4) Being really there is better. It can’t be right just to show your face on the special occasions, part of “love” is about sharing the mundane. Being around at least some of the time to catch the joke, the thought, the upset in real time. Some things are lost in the re-telling. You can love from a distance but can you make someone FEEL loved without really spending much time with them?
5) Understanding matters. What says love more than knowing what the other person is thinking? I often finish Banker’s sentences; I can do this with the children now too. Talking about, listening and exchanging experiences and feelings regularly is the basis of being able to know and understand someone. Children’s experiences and feelings are just as significant as adult experiences even if they might seem less important. A child being told off by a teacher will hurt as much to them as an adult being told off by their boss.
6) Respect matters. I don’t think you can engender love without respect. This means listening and valuing your children’s opinions, even if they are wrong and never denigrating or humiliating them.

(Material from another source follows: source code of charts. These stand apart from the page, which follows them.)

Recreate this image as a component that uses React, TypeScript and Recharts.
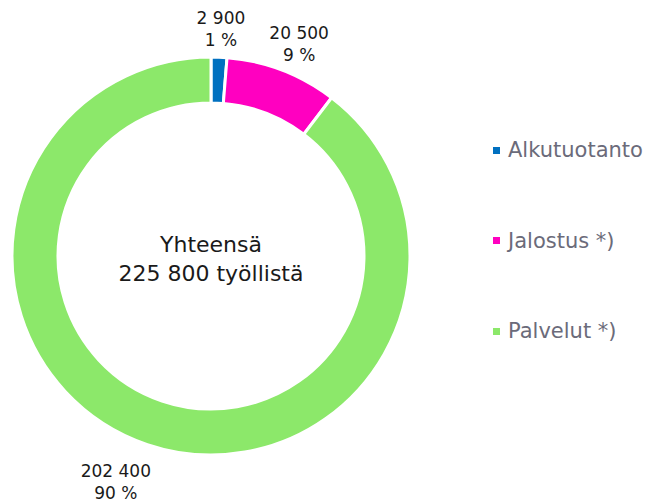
import React from "react";
import { PieChart, Pie, Cell, Legend } from "recharts";

const categories = ["Alkutuotanto", "Jalostus *)", "Palvelut *)"];
const workers = [2900, 20500, 202400];
const shares = ["1 %", "9 %", "90 %"];
const colors = ["#0070C0", "#FF00C0", "#8CE86A"];
const totalLabel = ["Yhteensä", "225 800 työllistä"];

const data = categories.map((name, i) => ({
  name,
  value: workers[i],
  share: shares[i],
  fill: colors[i],
}));

const fmt = (n: number) => String(n).replace(/\B(?=(\d{3})+(?!\d))/g, " ");

const FONT = "'DejaVu Sans', Verdana, sans-serif";

const renderLabel = (props: any) => {
  const { cx, cy, midAngle, outerRadius, index } = props;
  const rad = (-midAngle * Math.PI) / 180;
  const up = Math.sin(-rad) > 0;
  const r = outerRadius + (up ? 29 : 39);
  const x = cx + r * Math.cos(rad) * (up ? 1.08 : 1.25);
  const y = cy + r * Math.sin(rad);
  return (
    <text
      x={x}
      y={y}
      textAnchor="middle"
      fontFamily={FONT}
      fontSize={17}
      fill="#1a1a1a"
    >
      <tspan x={x} dy={-4}>
        {fmt(workers[index])}
      </tspan>
      <tspan x={x} dy={22}>
        {shares[index]}
      </tspan>
    </text>
  );
};

const renderLegend = () => (
  <div style={{ fontFamily: FONT }}>
    {categories.map((c, i) => (
      <div
        key={c}
        style={{
          display: "flex",
          alignItems: "center",
          height: 24,
          marginBottom: i < categories.length - 1 ? 66.5 : 0,
          color: "#6b6b7a",
          fontSize: 21,
          whiteSpace: "nowrap",
        }}
      >
        <span
          style={{
            width: 7,
            height: 7,
            background: colors[i],
            marginRight: 8,
            display: "inline-block",
          }}
        />
        {c}
      </div>
    ))}
  </div>
);

export default function App() {
  return (
    <div
      style={{
        position: "absolute",
        left: 0,
        top: 0,
        width: 648,
        height: 502,
        background: "#fff",
      }}
    >
      <PieChart
        width={648}
        height={502}
        margin={{ top: 0, right: 0, bottom: 0, left: 0 }}
      >
        <Pie
          data={data}
          dataKey="value"
          cx={211}
          cy={256}
          innerRadius={153}
          outerRadius={199}
          startAngle={90}
          endAngle={-270}
          stroke="#fff"
          strokeWidth={3}
          label={renderLabel}
          labelLine={false}
          isAnimationActive={false}
        >
          {data.map((d) => (
            <Cell key={d.name} fill={d.fill} />
          ))}
        </Pie>
        <text
          x={211}
          y={252}
          textAnchor="middle"
          fontFamily={FONT}
          fontSize={22}
          fill="#1a1a1a"
        >
          {totalLabel[0]}
        </text>
        <text
          x={211}
          y={281}
          textAnchor="middle"
          fontFamily={FONT}
          fontSize={22}
          fill="#1a1a1a"
        >
          {totalLabel[1]}
        </text>
        <Legend
          content={renderLegend}
          wrapperStyle={{ left: 493, top: 138, width: 160 }}
        />
      </PieChart>
    </div>
  );
}
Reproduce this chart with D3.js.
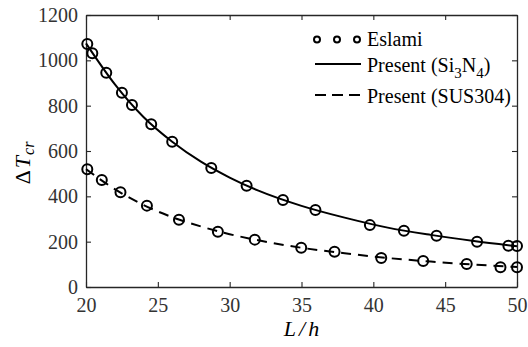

7) Saying it out loud matters. I am a big believer of the three words “I love you”. I think it is necessary even if it is not sufficient. Banker is shy of these words but if you want to engender unquestionable love why hold back? Go the whole hog. Say it every day, 5, 10, 20 times a day if you like – contrary to popular belief if you say it continually to the same people, the power is not diluted. At this age, children may not always understand nuance and behaviour and verbalising your emotions and intentions help to bring things home. Once after telling off Lil Bro, he cried and said “You don’t love me anymore”. Since then I have been extra good at verbalising and spelling it out:
“I will love you if you are clever, I will love you if you are not, I will love you if you are fat, I will love you if you are thin. I will love you if you are nice to me. I will love you even if you are horrible to me. Even when I am shouting at you, I love you. I love you for being you. You will always be beautiful and smart in my eyes. I am proud of you for being you. You will always have my support. I am always here for you. Nothing will change that. I love you.”
For an adult it comes across a bit stalker-ish I know, but for young children it’s good and clear (I hope).
This is by no means a correct or exhaustive list and until Big Sis and Lil Bro are adults, I will have no idea whether my list is effective at all. My consolation is that given that my intentions are blogged, they cannot say I didn’t think about this, and if I failed to let my love be truly felt, they will know that I failed trying.